Alex Shinn quoting me:

 > > You certainly don't need character offsets to do a string
 > > search, but the naive algorithm without random access to
 > > characters is O(mn). The Boyer-Moore algorithm improves
 > > this to O(n/m) in many cases. I believe one can construct
 > > artificial examples to show that some O(n/m) cases would
 > > degrade to an intermediate complexity, or even back to O(mn),
 > > in UTF-8 or UTF-16 without character offsets.
 >
 > This is not correct. Any search algorithm that works on bytes
 > will work on on UTF-8 strings.

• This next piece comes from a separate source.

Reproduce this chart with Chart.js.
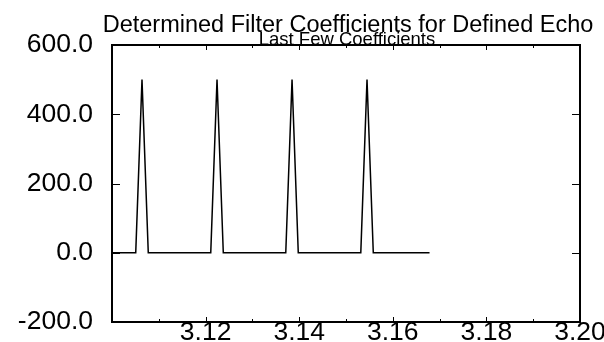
<!DOCTYPE html>
<html>
<head>
<meta charset="utf-8">
<script src="https://cdn.jsdelivr.net/npm/chart.js@4/dist/chart.umd.min.js"></script>
<style>
  html, body { margin: 0; padding: 0; background: #fff; }
  canvas { display: block; }
</style>
</head>
<body>
<canvas id="c" width="604" height="342"></canvas>
<script>
// ---- data ----
const titleText = "Determined Filter Coefficients for Defined Echo";
const subtitleText = "Last Few Coefficients";

const timeValues = [
  3.09973, 3.10107, 3.10240, 3.10374, 3.10507, 3.10641, 3.10775, 3.10908, 3.11042, 3.11175,
  3.11309, 3.11442, 3.11576, 3.11709, 3.11843, 3.11977, 3.12110, 3.12244, 3.12378, 3.12511,
  3.12645, 3.12778, 3.12912, 3.13045, 3.13179, 3.13312, 3.13446, 3.13580, 3.13713, 3.13847,
  3.13980, 3.14114, 3.14247, 3.14381, 3.14514, 3.14648, 3.14782, 3.14915, 3.15049, 3.15182,
  3.15316, 3.15449, 3.15583, 3.15716, 3.15850, 3.15984, 3.16117, 3.16251, 3.16384, 3.16518,
  3.16651, 3.16785
];
const coefficientValues = [
  0, 0, 0, 0, 0, 500, 0, 0, 0, 0,
  0, 0, 0, 0, 0, 0, 0, 500, 0, 0,
  0, 0, 0, 0, 0, 0, 0, 0, 0, 500,
  0, 0, 0, 0, 0, 0, 0, 0, 0, 0,
  0, 500, 0, 0, 0, 0, 0, 0, 0, 0,
  0, 0
];
const xTickLabels = ["3.12", "3.14", "3.16", "3.18", "3.20"];
const yTickLabels = ["-200.0", "0.0", "200.0", "400.0", "600.0"];

const FONT = "'Liberation Sans', Arial, Helvetica, sans-serif";
Chart.defaults.font.family = FONT;
Chart.defaults.color = '#000';

const points = timeValues.map((t, i) => ({ x: t, y: coefficientValues[i] }));

const framePlugin = {
  id: 'frame',
  afterDraw(chart) {
    const ctx = chart.ctx;
    const a = chart.chartArea;
    const xs = chart.scales.x, ys = chart.scales.y;
    const L = Math.round(a.left), R = Math.round(a.right), T = Math.round(a.top), B = Math.round(a.bottom);
    ctx.save();
    ctx.fillStyle = '#000';
    // frame as solid bars
    ctx.fillRect(L - 1, T - 1, R - L + 2, 2);
    ctx.fillRect(L - 1, B - 1, R - L + 2, 2);
    ctx.fillRect(L - 1, T - 1, 2, B - T + 2);
    ctx.fillRect(R - 1, T - 1, 2, B - T + 2);
    // inward tick marks
    xs.ticks.forEach(t => {
      const px = Math.round(xs.getPixelForValue(t.value));
      const major = Math.round(t.value * 100) % 2 === 0;
      const len = major ? 5 : 3;
      ctx.fillRect(px, B - len, 1, len);
      ctx.fillRect(px, T, 1, len);
    });
    ys.ticks.forEach(t => {
      const py = Math.round(ys.getPixelForValue(t.value));
      const major = Math.round(t.value) % 200 === 0;
      const len = major ? 8 : 5;
      ctx.fillRect(L, py, len, 1);
      ctx.fillRect(R - len, py, len, 1);
    });
    // titles
    ctx.textAlign = 'center';
    ctx.textBaseline = 'alphabetic';
    ctx.font = '23.5px ' + FONT;
    ctx.fillText(titleText, 348, 32);
    ctx.font = '18.5px ' + FONT;
    ctx.fillText(subtitleText, 347, 45);
    ctx.restore();
  }
};

new Chart(document.getElementById('c'), {
  type: 'line',
  data: {
    datasets: [{
      data: points,
      borderColor: '#000',
      borderWidth: 1.5,
      pointRadius: 0,
      tension: 0,
      fill: false
    }]
  },
  options: {
    responsive: false,
    animation: false,
    devicePixelRatio: 1,
    layout: { padding: { top: 45, right: 24, left: 0, bottom: 0 } },
    plugins: { legend: { display: false }, tooltip: { enabled: false }, title: { display: false } },
    scales: {
      x: {
        type: 'linear',
        min: 3.10,
        max: 3.20,
        grid: { display: false },
        border: { display: false },
        ticks: {
          stepSize: 0.01,
          autoSkip: false,
          maxRotation: 0,
          minRotation: 0,
          padding: -13,
          font: { size: 26.5 },
          color: '#000',
          callback: (v) => {
            const s = Number(v).toFixed(2);
            return xTickLabels.includes(s) ? s : '';
          }
        },
        afterFit: (s) => { s.height = 20; s.paddingLeft = 0; s.paddingRight = 0; }
      },
      y: {
        min: -200,
        max: 600,
        grid: { display: false },
        border: { display: false },
        ticks: {
          stepSize: 100,
          padding: 11,
          font: { size: 26.5 },
          color: '#000',
          callback: (v) => {
            const s = Number(v).toFixed(1);
            return yTickLabels.includes(s) ? s : '';
          }
        },
        afterFit: (s) => { s.width = 112; s.paddingTop = 0; s.paddingBottom = 0; }
      }
    }
  },
  plugins: [framePlugin]
});
</script>
</body>
</html>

That is, given a C function that
 > searches for a char* within a char* (e.g. strstr) then that will
 > return the correct result if the arguments are UTF-8 encoded,
 > no matter what algorithm is used.

I acknowledged that the algorithm will still work.  My point
is that its asymptotic complexity may be degraded.

> It is in fact UTF-32 that has additional overhead for Boyer-Moore
> searches as mentioned in my previous mail.

Your claim was incorrect.  Your claim appears to depend upon
ignorance of techniques for constructing, representing, and
manipulating sparse automata efficiently, and upon your mistaken
belief that c1 > c2 implies O(m+c1) > O(m+c2), where c1 and c2
are constants.  Finally, you ignored the difference between O(n)
and O(n/m), which was the point of the paragraph you quoted above.

Per Bothner gave a much better response to this issue.